Research Student Discounts
Many grocery stores, clothing stores, and even public transport in the U.S. offer discounts to students. Students can present their ID cards to benefit from these discounts. Even online stores like Amazon offer discounts to students, in which case, you can sign up with your university email ID. In the long run, this can save you a lot of money.
Count Your Pennies
“Save the thousands and spend the hundreds.” That is a common phrase told to those who are trying to save money. Essentially, you’re told to live a frugal life now to have fun later. If you’re working, pledge to save 10% of your paycheck every month. Deposit this cash in a place where it will generate interest. That is an easy way to make money doing nothing. You now have a way to fund fun activities like weekend trips and spring break.
Track Your Expenses
Yes, you can roll your eyes, but it is imperative to get into the habit of keeping track of your expenses. It often happens that at the end of the month: You’re short on cash, even when you’ve “spent nothing.” Well, money has this way of sneaking its way out of our pockets, even when we’re diligent about spending. To get a better handle over it, write down every single expense you’ve paid, so you know what to cut the next month. Plan your expenses and stick to your plan.
Pick the Location Wisely
If you’re not very particular about the university, the best option would be to choose the location where you’ll go to school very wisely.

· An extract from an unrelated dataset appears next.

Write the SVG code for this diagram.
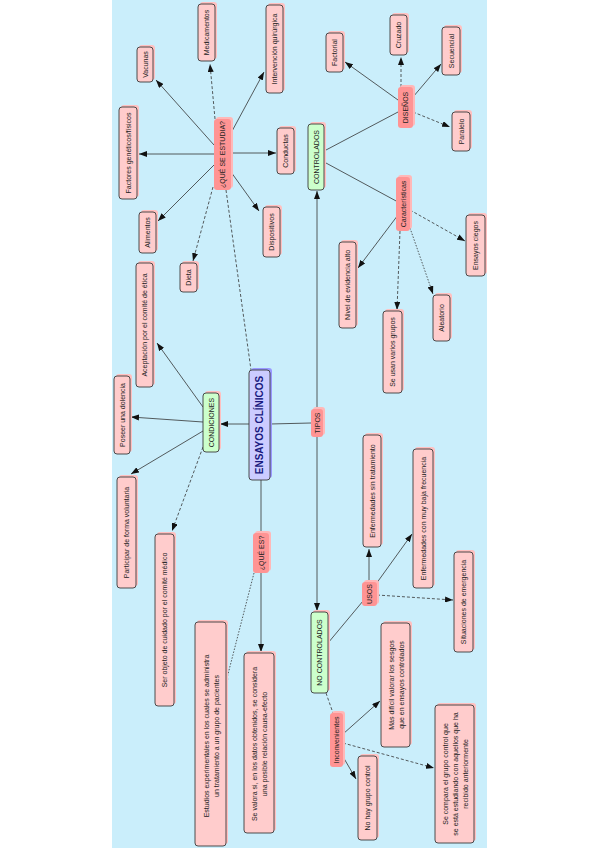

Some cities have extremely high costs of living that may be beyond a college student’s budget. This is especially the case in large U.S. cities like New York and San Francisco. Places like Pittsburg and Philadelphia offer prestigious universities, but their cost of living is lower in comparison.
Most U.S. universities insist students live in on-campus dorms for their first two semesters. After this, students can choose to move out, which many do. However, this comes with financial burdens like paying rent, transportation to and from college, and food. So, as exciting as it may seem to move out and be independent, be mindful of your budget. Dorms are closer to your classes, allowing you to spend less time and money commuting.
Save on Study Material
Textbooks and study materials are notoriously expensive. Most colleges will require you to buy a brand-new set even if there’s even a minor edit from an older edition. There are many online resources, like Nexus Notes, where you can buy cheaper variants that are just as good. Your school’s library will also usually contain the bulk of your coursework. You can make copies of this for future reference. In the last year, students saved an average of $200 each per semester by working this way.
Since you will be away from home, you will probably be making frequent calls. Therefore, a reliable cellphone provider is crucial. In some countries, you can get away with simply changing your SIM card. However, this will not work in the U.S., as the phones use different technologies. If you have to purchase a phone, don’t spend all your money on the latest model. Most providers will have an array of budget-friendly phones that will work just as well for all practical purposes. Some providers, such as Verizon and Total Wireless, offer discounts and packages for international students you may be able to take advantage of. This way, you can get the service you need with less expense.
Though daunting, studying abroad can be a lot of fun. That said, it is vital to stay responsible and accountable for financial decisions. Budget and spend wisely, so you can enjoy your time studying abroad will fewer financial worries.